Open ghost opened 10 years ago

ghost commented 10 years ago

Perspectives no longer shows error messages in Firefox 32 and MD5 hashes have be reintroduced on the client side. But we still need to update the servers and then support the new hash responses.

related to #123, #139, #141, danwent/Perspectives-Server#22

daveschaefer commented 10 years ago

Thanks for creating a ticket for this.

ghost commented 10 years ago

Another thought: if we can agree on what the server/client interface should look like for serving the new hashes, it may be possible to work on each side simultaneously.

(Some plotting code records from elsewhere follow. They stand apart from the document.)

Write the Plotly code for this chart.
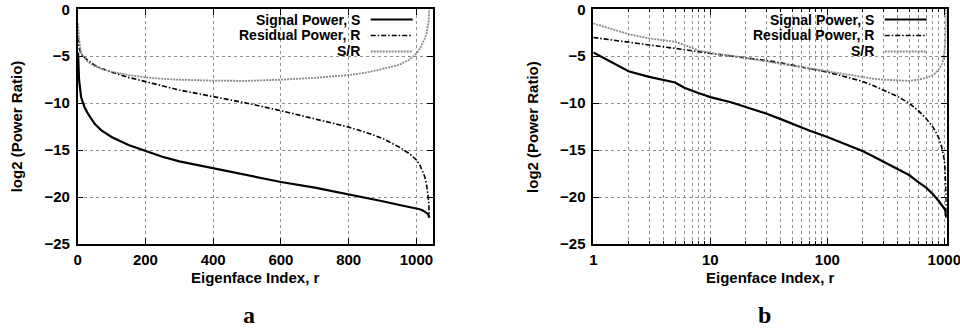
import plotly.graph_objects as go

# ---- data (log2 power ratios vs eigenface index r) ----
r_idx = [1, 2, 3, 4, 5, 6, 7, 8, 9, 10, 15, 20, 30, 40, 50, 70, 100, 150, 200, 250,
         300, 400, 500, 600, 700, 800, 850, 900, 950, 980, 1000, 1010, 1020, 1025,
         1030, 1034, 1036, 1038]
signal_S = [-4.6, -6.6, -7.2, -7.5, -7.8, -8.35, -8.7, -8.95, -9.15, -9.35, -9.9, -10.4,
            -11.1, -11.7, -12.2, -12.9, -13.6, -14.45, -15.1, -15.7,
            -16.2, -16.95, -17.65, -18.4, -19.0, -19.7, -20.05, -20.45, -20.85, -21.05,
            -21.2, -21.3, -21.45, -21.55, -21.65, -21.8, -21.95, -22.2]
residual_R = [-3.0, -3.55, -3.8, -4.0, -4.15, -4.3, -4.4, -4.5, -4.6, -4.7, -4.95, -5.15,
              -5.45, -5.7, -5.95, -6.3, -6.7, -7.25, -7.7, -8.15,
              -8.6, -9.3, -10.0, -10.8, -11.65, -12.55, -13.1, -13.75, -14.7, -15.4,
              -16.05, -16.6, -17.4, -17.9, -18.7, -19.6, -20.4, -22.1]
ratio_SR = [-1.5, -2.65, -3.1, -3.3, -3.45, -3.8, -4.15, -4.4, -4.5, -4.65, -4.95, -5.2,
            -5.6, -5.85, -6.05, -6.35, -6.65, -7.0, -7.25, -7.4,
            -7.5, -7.6, -7.62, -7.5, -7.3, -7.0, -6.75, -6.35, -5.9, -5.35,
            -4.7, -4.2, -3.5, -3.1, -2.6, -1.8, -1.2, 0.0]

series_names = ["Signal Power, S", "Residual Power, R", "S/R"]
x_ticks_lin = [0, 200, 400, 600, 800, 1000]
x_ticks_log = [1, 10, 100, 1000]
x_minor_log = [2, 3, 4, 5, 6, 7, 8, 9, 20, 30, 40, 50, 60, 70, 80, 90,
               200, 300, 400, 500, 600, 700, 800, 900]
y_ticks = [0, -5, -10, -15, -20, -25]
panel_labels = ["a", "b"]
x_title = "Eigenface Index, r"
y_title = "log2 (Power Ratio)"

# ---- styling ----
W, H = 960, 331
FONT = "Liberation Sans, Arial, Helvetica, sans-serif"
styles = [dict(color="black", width=2.2, dash="solid"),
          dict(color="black", width=1.6, dash="5px,2px,1.5px,2px"),
          dict(color="#8a8a8a", width=1.8, dash="2px,1px")]
series_vals = [signal_S, residual_R, ratio_SR]

def px(x):
    return x / W

def py(y):
    return 1 - y / H

top_px, bot_px = 9.3, 244.0
dom_y = [py(bot_px), py(top_px)]
dom_a = [px(77.7), px(432.7)]
dom_b = [px(593.3), px(946.7)]

fig = go.Figure()
for vals, name, st in zip(series_vals, series_names, styles):
    fig.add_trace(go.Scatter(x=r_idx, y=vals, mode="lines", name=name, line=st,
                             xaxis="x", yaxis="y", showlegend=False))
    fig.add_trace(go.Scatter(x=r_idx, y=vals, mode="lines", name=name, line=st,
                             xaxis="x2", yaxis="y2", showlegend=False))

grid = dict(showgrid=True, gridcolor="#8f8f8f", gridwidth=1, griddash="dot")
axis_common = dict(showline=True, linecolor="black", linewidth=1.5, mirror="ticks",
                   ticks="inside", ticklen=6, tickcolor="black", tickwidth=1,
                   zeroline=False, automargin=False, ticklabeloverflow="allow",
                   tickfont=dict(family=FONT, size=15, color="black", weight="bold"),
                   **grid)

fig.update_layout(
    width=W, height=H,
    margin=dict(l=0, r=0, t=0, b=0),
    paper_bgcolor="white", plot_bgcolor="white",
    showlegend=False,
    xaxis=dict(domain=dom_a, range=[0, 1048], tickvals=x_ticks_lin, anchor="y",
               ticklabelstandoff=1, **axis_common),
    yaxis=dict(domain=dom_y, range=[-25, 0], tickvals=y_ticks, anchor="x",
               ticklabelstandoff=3, **axis_common),
    xaxis2=dict(domain=dom_b, type="log", range=[0, 3.0204], tickvals=x_ticks_log,
                ticktext=[str(v) for v in x_ticks_log], anchor="y2",
                ticklabelstandoff=1,
                minor=dict(tickvals=x_minor_log, ticks="inside", ticklen=3,
                           tickcolor="black", showgrid=True, gridcolor="#8f8f8f",
                           griddash="dot", gridwidth=1),
                **axis_common),
    yaxis2=dict(domain=dom_y, range=[-25, 0], tickvals=y_ticks, anchor="x2",
                ticklabelstandoff=3, **axis_common),
)

annotations = []
shapes = []
tfont = dict(family=FONT, size=15, color="black", weight="bold")
kfont = dict(family=FONT, size=14, color="black", weight="bold")
for i, (dom, xref, yref) in enumerate([(dom_a, "x", "y"), (dom_b, "x2", "y2")]):
    left_px = dom[0] * W
    right_px = dom[1] * W
    mid_px = (left_px + right_px) / 2
    # axis titles
    annotations.append(dict(text=x_title, x=px(mid_px), y=py(277), xref="paper", yref="paper",
                            showarrow=False, font=tfont, xanchor="center", yanchor="middle"))
    annotations.append(dict(text=y_title, x=px(left_px - 61), y=py((top_px + bot_px) / 2),
                            xref="paper", yref="paper", textangle=-90, showarrow=False,
                            font=tfont, xanchor="center", yanchor="middle"))
    # panel label
    annotations.append(dict(text=panel_labels[i], x=px(mid_px - 6), y=py(315), xref="paper",
                            yref="paper", showarrow=False,
                            font=dict(family="Liberation Serif, Times New Roman, serif",
                                      size=24, color="black", weight="bold"),
                            xanchor="center", yanchor="middle"))
    # key: opaque box, right-aligned text, then line sample
    text_end = right_px - 71
    shapes.append(dict(type="rect", xref="paper", yref="paper",
                       x0=px(text_end - 162), x1=px(right_px - 17),
                       y0=py(60), y1=py(top_px + 1), fillcolor="white",
                       line=dict(width=0), layer="between"))
    for k, (name, st) in enumerate(zip(series_names, styles)):
        row_y = 19.5 + 16 * k
        annotations.append(dict(text=name, x=px(text_end), y=py(row_y), xref="paper",
                                yref="paper", showarrow=False, font=kfont,
                                xanchor="right", yanchor="middle"))
        shapes.append(dict(type="line", xref="paper", yref="paper",
                           x0=px(text_end + 9), x1=px(right_px - 20),
                           y0=py(row_y), y1=py(row_y),
                           line=dict(color=st["color"], width=st["width"], dash=st["dash"])))

fig.update_layout(annotations=annotations, shapes=shapes)
fig.write_html("out.html", config={"displayModeBar": False},
               post_script="document.body.style.margin='0';document.body.style.overflow='hidden';")
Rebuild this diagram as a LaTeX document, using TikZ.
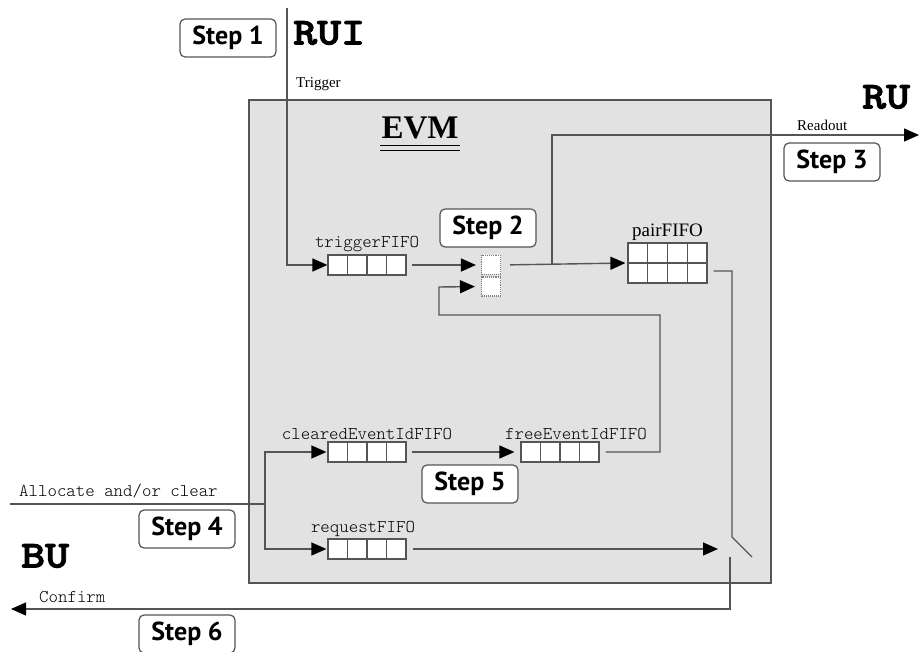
\documentclass[tikz,border=0pt]{standalone}
\usepackage{fontspec}
\setmainfont{Liberation Serif}
\newfontfamily\stepfont{PT Sans}
\newfontfamily\bigmono{lmmonolt10-bold}[Extension=.otf,FakeBold=2.5,FakeStretch=1.2]
\newfontfamily\smallmono{lmmonolt10-regular}[Extension=.otf]
\usetikzlibrary{arrows.meta,calc,positioning}
\definecolor{boxgray}{HTML}{E2E2E2}
\definecolor{linegray}{HTML}{555555}
\tikzset{
  wire/.style={draw=linegray,line width=1.4pt},
  flow/.style={wire,-{Triangle[length=15pt,width=13pt,color=black]}},
  fifo/.style={draw=linegray,line width=1.2pt,fill=white,minimum width=78pt,minimum height=20pt,inner sep=0pt},
  slot/.style={draw=gray,densely dotted,line width=1.1pt,fill=white,minimum width=19pt,minimum height=19pt,inner sep=0pt},
  stepbox/.style={draw=linegray,line width=1.2pt,fill=white,rounded corners=5pt,minimum width=96pt,minimum height=38pt,font=\stepfont\bfseries\fontsize{26}{28}\selectfont},
  monolbl/.style={font=\smallmono\fontsize{18}{20}\selectfont,inner sep=1pt},
  serlbl/.style={font=\fontsize{15}{17}\selectfont,inner sep=1pt},
  biglbl/.style={font=\bigmono\fontsize{38}{40}\selectfont,inner sep=0pt}
}
\begin{document}
\begin{tikzpicture}[x=1pt,y=-1pt]
  \useasboundingbox (0,0) rectangle (919,652);
  \fill[boxgray,draw=linegray,line width=1.4pt] (249,100) rectangle (771,583);

  \node[font=\bfseries\fontsize{33}{36}\selectfont,inner sep=0pt] (evm) at (420,128) {EVM};
  \draw[black,line width=1.3pt] ($(evm.base west)+(-1,7)$) -- ($(evm.base east)+(1,7)$)
    ($(evm.base west)+(-1,12)$) -- ($(evm.base east)+(1,12)$);

  \node[biglbl,anchor=west] (rui) at (293,33) {RUI};
  \node[biglbl,anchor=west] (ru) at (862,97) {RU};
  \node[biglbl,anchor=west] (bu) at (21,556) {BU};

  \node[fifo] (trig) at (367,265) {};
  \node[fifo] (cleared) at (367,452) {};
  \node[fifo] (free) at (560,452) {};
  \node[fifo] (request) at (367,549) {};
  \node[fifo,minimum width=79pt,minimum height=40pt] (pair) at (667.5,263) {};
  \foreach \f in {trig,cleared,free,request,pair} {
    \foreach \k in {1,2,3} {
      \draw[linegray,line width=1.2pt] ($(\f.north west)!\k/4!(\f.north east)$) -- ($(\f.south west)!\k/4!(\f.south east)$);
    }
  }
  \draw[linegray,line width=1.2pt] (pair.west) -- (pair.east);

  \node[monolbl,above=1pt of trig] {triggerFIFO};
  \node[monolbl,above=1pt of cleared] {clearedEventIdFIFO};
  \node[monolbl,above=1pt of free,xshift=16pt] {freeEventIdFIFO};
  \node[monolbl,above=1pt of request,xshift=-4pt] {requestFIFO};
  \node[font=\fontsize{19}{21}\selectfont,inner sep=1pt,above=1pt of pair] {pairFIFO};

  \node[slot] (muxa) at (491,265) {};
  \node[slot] (muxb) at (491,286.5) {};

  \node[stepbox] (s1) at (228,38) {Step 1};
  \node[stepbox] (s2) at (488,228) {Step 2};
  \node[stepbox] (s3) at (832,162) {Step 3};
  \node[stepbox] (s4) at (187,529) {Step 4};
  \node[stepbox] (s5) at (470,484) {Step 5};
  \node[stepbox] (s6) at (187,634) {Step 6};

  \coordinate (ruiIn) at (287,8);
  \coordinate (branch) at (552,265);
  \coordinate (ruOut) at (919,135);
  \coordinate (swTop) at (732,537);
  \coordinate (swEnd) at (752,557);
  \coordinate (swIn) at (718,549);
  \coordinate (swLow) at (730,557);
  \coordinate (buOut) at (11,609);
  \coordinate (buIn) at (10,504);
  \coordinate (junc) at (265,504);
  \coordinate (loopTop) at (660,315);
  \coordinate (loopLeft) at (439,287);

  \draw[flow] (ruiIn) |- (trig.west);
  \draw[flow,shorten <=5pt,shorten >=5pt] (trig.east) -- (muxa.west);
  \draw[flow,shorten <=9pt,shorten >=2pt] (muxa.east) -- (pair.west);
  \draw[flow] (branch) |- (ruOut);
  \draw[wire,shorten <=6pt] ([yshift=-8pt]pair.east) -| (swTop) -- (swEnd);
  \draw[flow,shorten <=6pt] (request.east) -- (swIn);
  \draw[flow] (swLow) |- (buOut);
  \draw[flow,shorten <=5pt,shorten >=6pt] (cleared.east) -- (free.west);
  \draw[flow,shorten <=6pt,shorten >=6pt] (free.east) -| (loopTop) -| (loopLeft) -- (muxb.west);
  \draw[wire] (buIn) -- (junc);
  \draw[flow,shorten >=1pt] (junc) |- (cleared.west);
  \draw[flow,shorten >=1pt] (junc) |- (request.west);

  \node[serlbl,anchor=west] at (295,84) {Trigger};
  \node[serlbl,anchor=west] at (796,125) {Readout};
  \node[monolbl,anchor=west] at (18,491) {Allocate and/or clear};
  \node[monolbl,anchor=west] at (38,597) {Confirm};
\end{tikzpicture}
\end{document}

The corresponding code for the client is located in xml_notary_client.js. Do we have an example server XML response somewhere? I still have to think this through but one thing we have to keep in mind at least is backwards compatibility. The response provides a version field. Also, is it safe to assume that the timestamps for different hashes are the same? i.e. updated servers always retrieve MD5 and SHA256 together and don't check MD5 at one point and SHA256 at another point in time and thus the timestamps diverge.

daveschaefer commented 10 years ago

Sample server XML response is now documented in the server API doc. Is that what you need?

one thing we have to keep in mind at least is backwards compatibility. The response provides a version field.

Yes, this version check is rather unfortunate :-/

    if(version !== expected_version) { return null; }

It's probably not feasible to upgrade all clients and all servers simultaneously. Thus we may want to change the client code first to allow server versions to be slightly different/newer so they won't completely error out if they see something new?

is it safe to assume that the timestamps for different hashes are the same? i.e. updated servers always retrieve MD5 and SHA256 together and don't check MD5 at one point and SHA256 at another point in time

This is my plan for notary behaviour, and yes I think it is a good sane thing to do to make the code easier. Retrieve the observed certificate once; once it has been fetched, save/update the timestamp for all/both hashes.